Opposition Fears/The Stakes
Since the outbreak of war in the former Yugoslavia in 1991 many of the best qualified and most promising Serbs, Croats and Muslims have left the country to seek their fortune rather than fight. Since the Dayton Agreement brought hostilities to an end, this brain drain has continued and is especially acute in Republika Srpska among men of military age. SDS victory in the September election would probably be followed by a further exodus as anybody with any prospects of a life outside Bosnia-Herzegovina votes with their feet.
The fear among "normal" people is that SDS victory means both the resumption of war and inevitable defeat for the Serbs west of Brcko. In brief, a fate akin to that experienced last year by the Croatian Serbs in Krajina. The fear is genuine since Banja Luka too came close to falling in last year's Croat-Muslim offensive and was only saved by the Dayton Agreement. Moreover, the SDS clearly has no intention of implementing any of the Dayton Agreement.

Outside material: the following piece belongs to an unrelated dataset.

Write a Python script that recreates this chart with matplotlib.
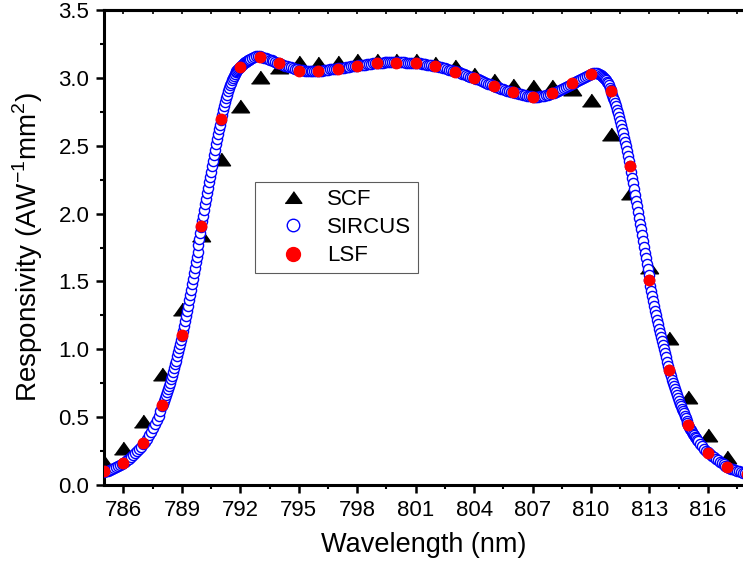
import numpy as np
import matplotlib.pyplot as plt
from matplotlib.lines import Line2D
from matplotlib.ticker import MultipleLocator, FormatStrFormatter

plt.rcParams['font.family'] = ['Liberation Sans', 'DejaVu Sans']
plt.rcParams['mathtext.fontset'] = 'custom'
plt.rcParams['mathtext.rm'] = 'Liberation Sans'

# SCF and LSF: one point per nm
point_wl = list(range(785, 819))
scf = [0.17, 0.27, 0.47, 0.82, 1.30, 1.84, 2.40, 2.79, 3.01, 3.08,
       3.12, 3.11, 3.12, 3.13, 3.13, 3.135, 3.13, 3.11, 3.085, 3.03,
       2.985, 2.95, 2.94, 2.94, 2.92, 2.84, 2.59, 2.15, 1.61, 1.08,
       0.65, 0.37, 0.21, 0.12]
lsf = [0.10, 0.164, 0.31, 0.587, 1.105, 1.91, 2.695, 3.083, 3.156, 3.107,
       3.053, 3.051, 3.068, 3.088, 3.11, 3.112, 3.112, 3.088, 3.046, 3.0,
       2.94, 2.894, 2.862, 2.886, 2.96, 3.031, 2.906, 2.353, 1.51, 0.847,
       0.442, 0.238, 0.13, 0.08]

# SIRCUS: 0.1 nm steps from 785 nm
sircus = [
    0.095, 0.100, 0.106, 0.111, 0.117, 0.124, 0.130, 0.137, 0.145, 0.153,
    0.160, 0.170, 0.181, 0.193, 0.206, 0.219, 0.233, 0.248, 0.265, 0.282,
    0.300, 0.320, 0.342, 0.366, 0.391, 0.417, 0.446, 0.476, 0.509, 0.543,
    0.580, 0.620, 0.662, 0.707, 0.755, 0.806, 0.860, 0.917, 0.977, 1.037,
    1.100, 1.170, 1.245, 1.320, 1.400, 1.480, 1.560, 1.640, 1.720, 1.810,
    1.900, 1.985, 2.070, 2.150, 2.230, 2.310, 2.390, 2.470, 2.550, 2.620,
    2.690, 2.760, 2.820, 2.875, 2.925, 2.965, 3.000, 3.030, 3.050, 3.068,
    3.080, 3.095, 3.108, 3.120, 3.130, 3.140, 3.148, 3.154, 3.158, 3.160,
    3.158, 3.155, 3.150, 3.145, 3.140, 3.134, 3.128, 3.122, 3.116, 3.111,
    3.106, 3.101, 3.096, 3.091, 3.086, 3.081, 3.077, 3.072, 3.068, 3.064,
    3.060, 3.057, 3.055, 3.053, 3.051, 3.050, 3.049, 3.049, 3.049, 3.050,
    3.051, 3.052, 3.054, 3.056, 3.058, 3.060, 3.062, 3.064, 3.066, 3.068,
    3.070, 3.072, 3.074, 3.076, 3.078, 3.080, 3.082, 3.084, 3.086, 3.088,
    3.090, 3.092, 3.094, 3.096, 3.098, 3.100, 3.102, 3.104, 3.106, 3.108,
    3.110, 3.111, 3.112, 3.113, 3.114, 3.114, 3.115, 3.115, 3.115, 3.115,
    3.115, 3.115, 3.115, 3.114, 3.114, 3.113, 3.113, 3.112, 3.111, 3.110,
    3.109, 3.108, 3.106, 3.104, 3.102, 3.100, 3.098, 3.096, 3.094, 3.091,
    3.088, 3.085, 3.081, 3.077, 3.073, 3.069, 3.065, 3.061, 3.057, 3.053,
    3.049, 3.045, 3.040, 3.035, 3.030, 3.025, 3.020, 3.015, 3.010, 3.005,
    3.000, 2.994, 2.988, 2.982, 2.976, 2.970, 2.964, 2.958, 2.952, 2.946,
    2.940, 2.935, 2.930, 2.925, 2.920, 2.915, 2.910, 2.906, 2.902, 2.898,
    2.894, 2.890, 2.886, 2.882, 2.878, 2.875, 2.872, 2.869, 2.866, 2.864,
    2.862, 2.861, 2.861, 2.862, 2.864, 2.866, 2.869, 2.872, 2.876, 2.881,
    2.886, 2.892, 2.898, 2.905, 2.912, 2.919, 2.926, 2.933, 2.940, 2.947,
    2.954, 2.961, 2.968, 2.975, 2.982, 2.990, 2.998, 3.006, 3.014, 3.022,
    3.030, 3.034, 3.035, 3.033, 3.028, 3.020, 3.008, 2.992, 2.972, 2.945,
    2.910, 2.875, 2.835, 2.790, 2.740, 2.685, 2.625, 2.560, 2.495, 2.425,
    2.350, 2.265, 2.180, 2.095, 2.010, 1.925, 1.840, 1.755, 1.670, 1.590,
    1.510, 1.430, 1.355, 1.285, 1.215, 1.150, 1.090, 1.030, 0.970, 0.910,
    0.850, 0.800, 0.750, 0.705, 0.660, 0.620, 0.580, 0.545, 0.510, 0.475,
    0.440, 0.415, 0.390, 0.365, 0.343, 0.322, 0.302, 0.285, 0.268, 0.253,
    0.240, 0.227, 0.215, 0.203, 0.192, 0.181, 0.171, 0.161, 0.152, 0.141,
    0.130, 0.125, 0.120, 0.115, 0.110, 0.105, 0.100, 0.095, 0.090, 0.085,
    0.080]
sircus_wl = np.round(785.0 + 0.1 * np.arange(len(sircus)), 2)

# extra SIRCUS readings on the steep edges (0.1 nm steps, offset by 0.05 nm)
sircus_rise = [
    0.600, 0.641, 0.684, 0.731, 0.780, 0.833, 0.888, 0.947, 1.007, 1.068,
    1.135, 1.207, 1.282, 1.360, 1.440, 1.520, 1.600, 1.680, 1.765, 1.855,
    1.942, 2.027, 2.110, 2.190, 2.270, 2.350, 2.430, 2.510, 2.585, 2.655,
    2.725, 2.790, 2.848, 2.900, 2.945, 2.983, 3.015, 3.040, 3.059, 3.074,
    3.088, 3.102, 3.114, 3.125, 3.135]
sircus_rise_wl = np.round(788.05 + 0.1 * np.arange(len(sircus_rise)), 2)
sircus_fall = [
    3.014, 3.000, 2.982, 2.959, 2.928,
    2.893, 2.855, 2.813, 2.765, 2.713, 2.655, 2.593, 2.528, 2.460, 2.388,
    2.308, 2.223, 2.138, 2.053, 1.968, 1.883, 1.798, 1.713, 1.630, 1.550,
    1.470, 1.393, 1.320, 1.250, 1.183, 1.120, 1.060, 1.000, 0.940, 0.880,
    0.825, 0.775, 0.728, 0.683, 0.640, 0.600, 0.563, 0.528, 0.493, 0.458,
    0.428, 0.403, 0.378, 0.354, 0.333]
sircus_fall_wl = np.round(810.55 + 0.1 * np.arange(len(sircus_fall)), 2)

all_wl = np.concatenate([sircus_wl, sircus_rise_wl, sircus_fall_wl])
all_sircus = np.concatenate([sircus, sircus_rise, sircus_fall])
order = np.argsort(all_wl)

tri = [(-1, -0.7), (1, -0.7), (0, 0.7)]

fig = plt.figure(figsize=(7.43, 5.73), dpi=100)
ax = fig.add_axes([104 / 743, 88 / 573, 639 / 743, 475 / 573])

ax.plot(point_wl, scf, linestyle='none', marker=tri, ms=13, color='black', zorder=2)
ax.plot(all_wl[order], all_sircus[order], linestyle='none', marker='o', ms=7.3,
        mfc='white', mec='blue', mew=1.0, zorder=3)
ax.plot(point_wl, lsf, linestyle='none', marker='o', ms=7.5, color='red',
        mec='red', zorder=4)

ax.set_xlim(785, 817.8)
ax.set_ylim(0, 3.5)
ax.xaxis.set_major_locator(MultipleLocator(3))
ax.xaxis.set_minor_locator(MultipleLocator(1.5))
ax.yaxis.set_major_locator(MultipleLocator(0.5))
ax.yaxis.set_minor_locator(MultipleLocator(0.25))
ax.yaxis.set_major_formatter(FormatStrFormatter('%.1f'))

for side in ['left', 'bottom', 'top']:
    ax.spines[side].set_linewidth(2.2)
ax.spines['right'].set_visible(False)

ax.tick_params(which='major', direction='out', length=5.5, width=1.8,
               labelsize=16, pad=5, top=False, right=False)
ax.tick_params(which='minor', direction='out', length=3, width=1.5,
               top=False, right=False)

top = ax.secondary_xaxis('top')
top.xaxis.set_major_locator(MultipleLocator(1.5))
top.tick_params(direction='in', length=3, width=1.2, labeltop=False)
top.spines['top'].set_linewidth(2.2)

ax.set_xlabel('Wavelength (nm)', fontsize=19.5, labelpad=8)
ax.set_ylabel(r'Responsivity (AW$^{\mathregular{-1}}$mm$^{\mathregular{2}}$)',
              fontsize=20, labelpad=10)

handles = [
    Line2D([], [], linestyle='none', marker=tri, ms=12, color='black'),
    Line2D([], [], linestyle='none', marker='o', ms=9, mfc='white', mec='blue', mew=1.0),
    Line2D([], [], linestyle='none', marker='o', ms=10, color='red'),
]
leg = ax.legend(handles, ['SCF', 'SIRCUS', 'LSF'], loc='upper left',
                bbox_to_anchor=(151 / 639, 303 / 475), borderaxespad=0,
                fontsize=16, frameon=True, fancybox=False, edgecolor='#333333',
                handlelength=2.85, handletextpad=0.08, labelspacing=0.33,
                borderpad=0.3)
leg.get_frame().set_linewidth(0.8)

fig.savefig('out.png', dpi=100)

According to the doomsday scenario, the fact that Republika Srpska refuses to play by the Dayton Agreement will allow the Federation to launch and justify a fresh offensive next spring. In addition, the fact that the USA has already begun to arm both the Muslims and the Croats indicates to worried Serbs that, just as with the Croatian Serbs of Krajina, the international community will accept the results of a lightning strike.
As a result, many opposition activists and candidates are people who have never in their life been involved in politics. However, they feel that now the stakes are so high that they have to become involved to defeat the SDS and secure their own futures in Republika Srpska.